Yángyī dàquán 瘍醫大全

Complete Compendium of Ulcer Medicine by 顧世澄 (Gù Shìchéng, also Gù Chéng 顧澄; Liànjiāng 練江; hào Jìngzhāi 靜齋, fl. Qiánlóng, 清) — third-generation hereditary physician of Wúhú 蕪湖 (Ānhuī), practising in Yángzhōu 揚州.

About the work

A forty-juǎn surgical encyclopedia, the most comprehensive single Qīng wàikē reference and the largest pre-modern Chinese surgical compendium overall. Compilation completed in Qiánlóng 25 (1760), additional prefaces added in 1762 and 1773 (the printing date). Gù was the third generation of a hereditary medical family, preserving his grandfather Nínghuá 寧華’s and father Qīngyán 青岩’s secret prescriptions alongside his own and an exhaustive citation of the prior surgical literature. The work was conceived as a wàikē counterpart to the imperial KR3ek009 Yīzōng jīnjiàn (1742) and was financially sponsored by fellow Huái-region physicians.

Abstract

Three prefaces frame the work in the Kanripo digitisation: that of Wāng Lìdé 汪立德 (1773), the author’s own zìxù dated Qiánlóng yǐmào (1760), and that of Qiáo Guāngliè 喬光烈 (1762), plus a fifteen-item fánlì 凡例. Gù explicitly describes the work as inspired by the imperial Yīzōng jīnjiàn compilation effort and conceived as a defining wàikē synthesis bridging nèijīng doctrinal foundations, pulse-doctrine, channel topography, and topographically organised surgical cases.

The forty juǎn divide as follows: juǎn 1–7, classical theory, pulses, channels, principles of inner pattern; juǎn 8–35, topographically ordered ailments from crown to sole, each with woodcut illustration, classical formula, master commentary, and family secret recipes; juǎn 36–40, paediatric and obstetric surgery, including a smallpox section drawn from Niè Jiǔwú 聶九吾 and Zhū Chúnhè 朱純嘏, trauma (knife / fire / falls), animal bites and toxic ingestions, with a closing Hán mén 寒門 (cold-damage gateway) capsule for emergency reference. Every lesion is illustrated, making the work the largest single-author illustrated Chinese surgical compendium.
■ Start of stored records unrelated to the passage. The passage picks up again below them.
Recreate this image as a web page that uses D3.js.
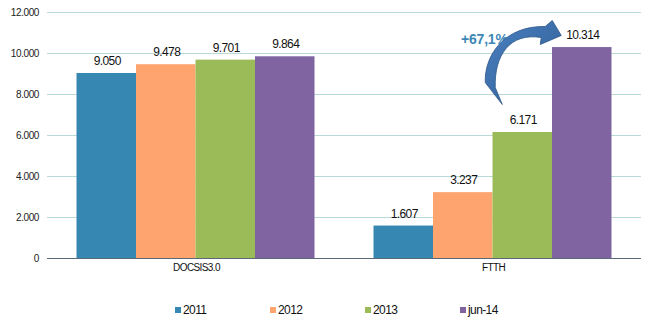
<!DOCTYPE html>
<html><head><meta charset="utf-8">
<script src="https://cdn.jsdelivr.net/npm/d3@7"></script>
<style>
body{margin:0;background:#fff;}
svg{font-family:"Liberation Sans",Arial,Helvetica,sans-serif;}
</style></head>
<body><svg id="c" width="658" height="330"></svg>
<script>
const categories = ["DOCSIS3.0", "FTTH"];
const seriesNames = ["2011", "2012", "2013", "jun-14"];
const values2011 = [9050, 1607];
const values2012 = [9478, 3237];
const values2013 = [9701, 6171];
const valuesJun14 = [9864, 10314];
const yTicks = [0, 2000, 4000, 6000, 8000, 10000, 12000];
const annotation = "+67,1%";

(function(){
const series = [values2011, values2012, values2013, valuesJun14];
const colors = ["#3687b1", "#fda46f", "#9bbb59", "#8064a2"];

const svg = d3.select("#c");
const mLeft = 47, mRight = 641, mTop = 12.5, mBottom = 258.5;

const y = d3.scaleLinear().domain([0, 12000]).range([mBottom, mTop]);
const x0 = d3.scaleBand().domain(categories).range([mLeft, mRight]).paddingInner(0).paddingOuter(0);
const x1 = d3.scaleBand().domain(seriesNames).range([29.5, x0.bandwidth() - 29.5]).padding(0);

const fmt = v => d3.format(",")(v).replace(/,/g, ".");

svg.append("g").selectAll("line").data(yTicks.filter(t => t > 0)).join("line")
  .attr("x1", mLeft).attr("x2", mRight)
  .attr("y1", d => y(d)).attr("y2", d => y(d))
  .attr("stroke", "#b9d9d8").attr("stroke-width", 1);

svg.append("g").selectAll("text").data(yTicks).join("text")
  .attr("x", 39).attr("y", d => y(d) + 3.5)
  .attr("text-anchor", "end").attr("font-size", 10).attr("letter-spacing", -0.4)
  .attr("fill", "#222").text(d => fmt(d));

const groups = svg.append("g").selectAll("g").data(categories).join("g")
  .attr("transform", d => `translate(${x0(d)},0)`);
groups.each(function(cat, ci) {
  const g = d3.select(this);
  seriesNames.forEach((s, si) => {
    const v = series[si][ci];
    g.append("rect").attr("x", x1(s)).attr("width", x1.bandwidth())
      .attr("y", y(v)).attr("height", y(0) - y(v)).attr("fill", colors[si]);
    g.append("text").attr("x", x1(s) + x1.bandwidth() / 2 + 1).attr("y", y(v) - 8)
      .attr("text-anchor", "middle").attr("font-size", 12).attr("letter-spacing", -0.6)
      .attr("fill", "#111").text(fmt(v));
  });
});

svg.append("line").attr("x1", mLeft).attr("x2", mRight).attr("y1", y(0)).attr("y2", y(0))
  .attr("stroke", "#5a6878").attr("stroke-width", 1);

svg.append("g").selectAll("text").data(categories).join("text")
  .attr("x", d => x0(d) + x0.bandwidth() / 2 + 1).attr("y", 270.5)
  .attr("text-anchor", "middle").attr("font-size", 10).attr("letter-spacing", -0.6)
  .attr("fill", "#111").text(d => d);

const lg = svg.append("g").selectAll("g").data(seriesNames).join("g")
  .attr("transform", (d, i) => `translate(${175 + i * 95},310)`);
lg.append("rect").attr("x", 0).attr("y", -3).attr("width", 6).attr("height", 6)
  .attr("fill", (d, i) => colors[i]);
lg.append("text").attr("x", 8).attr("y", 4.3).attr("font-size", 12).attr("letter-spacing", -0.6)
  .attr("fill", "#111").text(d => d);

// annotation text (drawn beneath the arrow)
svg.append("text").attr("x", 461).attr("y", 43.5).attr("font-size", 14).attr("font-weight", "bold")
  .attr("letter-spacing", -0.2).attr("fill", "#3d87b5").text(annotation);

// curved arrow from the 2013 FTTH bar to the jun-14 FTTH bar
const bx = x0("FTTH") + x1("2013") + x1.bandwidth() / 2;
const p = (dx, v) => [bx + dx, y(v)];
const path = d3.path();
let a = p(-37, 8585); path.moveTo(...a);
let c1 = p(-38, 9951), c2 = p(-17, 11366); a = p(23, 11317);
path.bezierCurveTo(...c1, ...c2, ...a);
a = p(30, 11610); path.lineTo(...a);
a = p(39, 10878); path.lineTo(...a);
a = p(18, 10439); path.lineTo(...a);
a = p(19, 10780); path.lineTo(...a);
c1 = p(-12, 11024); c2 = p(-28, 9951); a = p(-27, 8341);
path.bezierCurveTo(...c1, ...c2, ...a);
a = p(-20, 7512); path.lineTo(...a);
path.closePath();

const defs = svg.append("defs");
const grad = defs.append("linearGradient").attr("id", "ag").attr("x1", 0).attr("y1", 0).attr("x2", 1).attr("y2", 1);
grad.append("stop").attr("offset", "0%").attr("stop-color", "#4a80c0");
grad.append("stop").attr("offset", "100%").attr("stop-color", "#2f5d95");
svg.append("path").attr("d", path.toString()).attr("fill", "url(#ag)")
  .attr("stroke", "#2c5585").attr("stroke-width", 0.8).attr("stroke-linejoin", "round");
})();
</script></body></html>
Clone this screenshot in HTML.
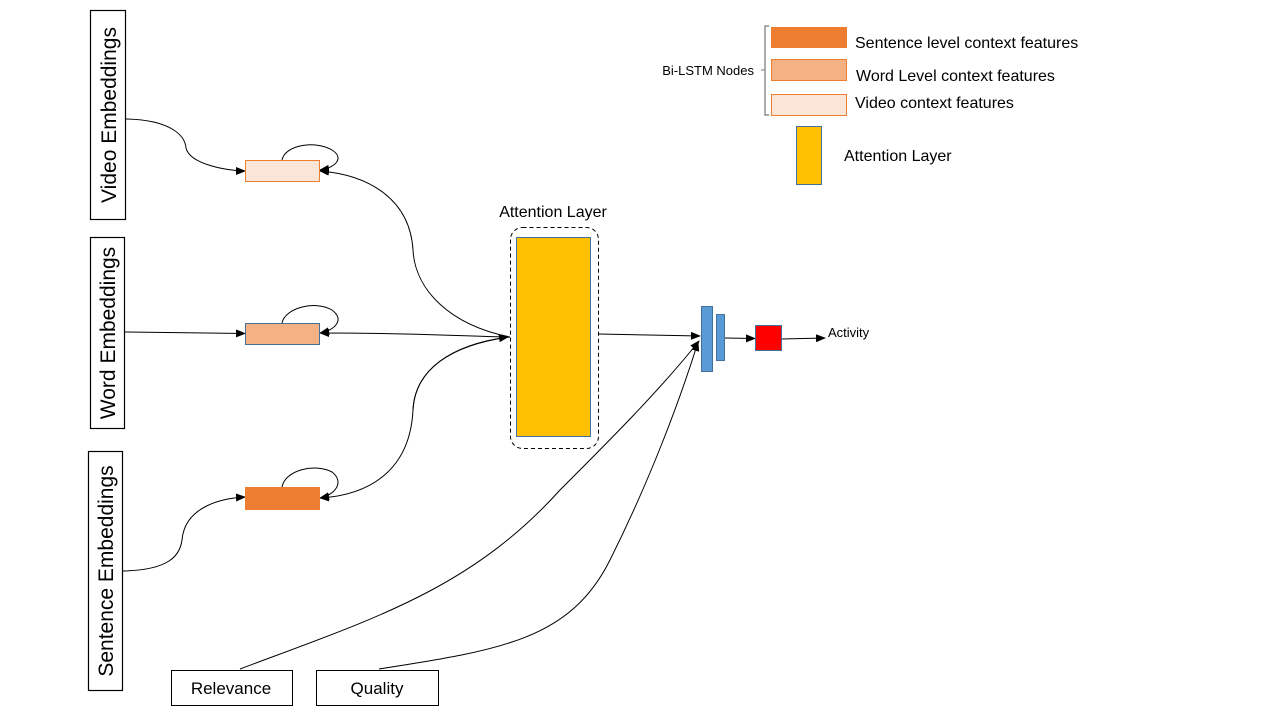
<!DOCTYPE html>
<html><head><meta charset="utf-8"><style>
html,body{margin:0;padding:0;background:#fff;}
svg{display:block;font-family:"Liberation Sans",sans-serif;}
</style></head><body>
<svg width="1280" height="720" viewBox="0 0 1280 720" xmlns="http://www.w3.org/2000/svg">
<defs>
<marker id="a" markerWidth="10" markerHeight="8" refX="9" refY="4" orient="auto" markerUnits="userSpaceOnUse">
<path d="M0,0 L10,4 L0,8 z" fill="#000"/></marker>
</defs>
<!-- input boxes -->
<rect x="90.5" y="10.5" width="35" height="209" fill="#fff" stroke="#000" stroke-width="1.2"/>
<text transform="translate(116,115) rotate(-90)" text-anchor="middle" font-size="21">Video Embeddings</text>
<rect x="90.5" y="237.5" width="34" height="191" fill="#fff" stroke="#000" stroke-width="1.2"/>
<text transform="translate(115,333) rotate(-90)" text-anchor="middle" font-size="21">Word Embeddings</text>
<rect x="88.5" y="451.5" width="34" height="239" fill="#fff" stroke="#000" stroke-width="1.2"/>
<text transform="translate(113,571) rotate(-90)" text-anchor="middle" font-size="21">Sentence Embeddings</text>

<!-- connectors -->
<g fill="none" stroke="#000" stroke-width="1">
<path d="M126,119 C170,120 185,135 186,148 C190,165 230,171 245,171" marker-end="url(#a)"/>
<path d="M124,332 L245,333.5" marker-end="url(#a)"/>
<path d="M123,571 C170,570 180,555 182,540 C185,505 225,498 245,497" marker-end="url(#a)"/>
<!-- self loops -->
<path d="M282,160 C285,145 315,140 332,150 C345,158 335,168 320,170" marker-end="url(#a)"/>
<path d="M282,323 C285,308 315,300 332,310 C345,320 335,330 320,333" marker-end="url(#a)"/>
<path d="M282,487 C285,470 315,463 332,472 C345,482 335,495 320,498" marker-end="url(#a)"/>
<!-- attention to lstm -->
<path d="M510,337 C450,325 415,290 413,250 C410,200 370,175 320,171" marker-end="url(#a)"/>
<path d="M510,337 C450,336 420,333 320,333" marker-end="url(#a)"/>
<path d="M510,337 C450,345 415,370 413,410 C410,470 370,495 320,498" marker-end="url(#a)"/>
<!-- arrowhead into attention -->
<path d="M413,410 C415,370 450,345 508,337" marker-end="url(#a)"/>
<!-- attention to dense -->
<path d="M598,334 L700,336" marker-end="url(#a)"/>
<path d="M240,669 C370,620 470,590 560,490 C610,440 660,390 699,341" marker-end="url(#a)"/>
<path d="M379,669 C500,650 570,640 610,560 C650,480 680,400 698,342" marker-end="url(#a)"/>
<path d="M724,338 L755,338.5" marker-end="url(#a)"/>
<path d="M781,339 L825,338" marker-end="url(#a)"/>
</g>

<!-- LSTM nodes -->
<rect x="245.5" y="160.5" width="74" height="21" fill="#fbe5d6" stroke="#ed7d31"/>
<rect x="245.5" y="323.5" width="74" height="21" fill="#f4b183" stroke="#41719c"/>
<rect x="245.5" y="487.5" width="74" height="22" fill="#ed7d31" stroke="#ed7d31"/>

<!-- attention layer -->
<text x="553" y="217" text-anchor="middle" font-size="16">Attention Layer</text>
<rect x="510.5" y="227.5" width="88" height="221" rx="12" fill="none" stroke="#000" stroke-dasharray="4,3"/>
<rect x="516.5" y="237.5" width="74" height="199" fill="#ffc000" stroke="#41719c"/>

<!-- dense -->
<rect x="701.5" y="306.5" width="11" height="65" fill="#5b9bd5" stroke="#41719c"/>
<rect x="716.5" y="314.5" width="8" height="46" fill="#5b9bd5" stroke="#41719c"/>
<rect x="755.5" y="325.5" width="26" height="25" fill="#ff0000" stroke="#41719c"/>
<text x="828" y="337" font-size="13">Activity</text>

<!-- bottom boxes -->
<rect x="171.5" y="670.5" width="121" height="35" fill="#fff" stroke="#000"/>
<text x="231" y="694" text-anchor="middle" font-size="17">Relevance</text>
<rect x="316.5" y="670.5" width="122" height="35" fill="#fff" stroke="#000"/>
<text x="377" y="694" text-anchor="middle" font-size="17">Quality</text>

<!-- legend -->
<path d="M769,26 L765,26 L765,115 L769,115" fill="none" stroke="#777" stroke-width="1.2"/>
<line x1="761" y1="70" x2="765" y2="70" stroke="#777"/>
<text x="754" y="75" text-anchor="end" font-size="13">Bi-LSTM Nodes</text>
<rect x="771" y="27" width="76" height="21" fill="#ed7d31"/>
<text x="855" y="48" font-size="16">Sentence level context features</text>
<rect x="771.5" y="59.5" width="75" height="21" fill="#f4b183" stroke="#ed7d31"/>
<text x="856" y="81" font-size="16">Word Level context features</text>
<rect x="771.5" y="94.5" width="75" height="21" fill="#fbe5d6" stroke="#ed7d31"/>
<text x="855" y="108" font-size="16">Video context features</text>
<rect x="796.5" y="126.5" width="25" height="58" fill="#ffc000" stroke="#41719c"/>
<text x="844" y="161" font-size="16">Attention Layer</text>
</svg>
</body></html>
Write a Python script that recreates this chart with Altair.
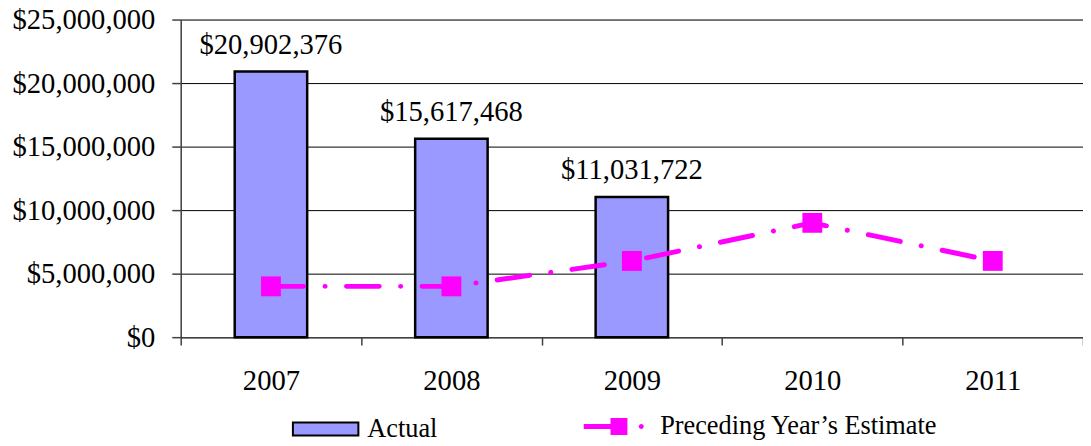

The methodological centre of the work is its systematic completion of the nèiwài jiānzhì programme inaugurated by Chén Zìmíng’s KR3ek012 Wàikē jīngyào (1263), codified by Chén Shígōng’s KR3ek014 Wàikē zhèngzōng (1617), and given imperial sanction in the Yīzōng jīnjiàn (1742). Where Chén Shígōng pulled the wàikē tradition toward operative surgery and Wáng Hóngxù’s KR3ek017 Quánshēng jí (1740) pulled it sharply toward internal tonification, Gù Shìchéng’s synthesis sits comprehensively in the middle. The Yángyī dàquán remained the standard Qīng wàikē desk reference into the Republican period.

Gù’s lifedates are not documented; he speaks of forty-plus years of practice in his 1760 preface, suggesting birth in the early 18th century.

Translations and research

  • 葉川 ed., 《瘍醫大全》, 人民衛生出版社, 1987 (repr. 1994) — the standard punctuated edition.
  • Annotated edition by 凌一揆 et al., 學苑出版社.
  • 中華典藏 and ctext.org digital editions.
  • No full Western-language translation located. Brief treatment in Marta Hanson, Speaking of Epidemics in Chinese Medicine, Routledge 2011.

Other points of interest

The work has been valued by historians of Chinese surgical iconography for its over one thousand woodcut lesion illustrations — among the largest single illustrated corpora in pre-modern Chinese medicine.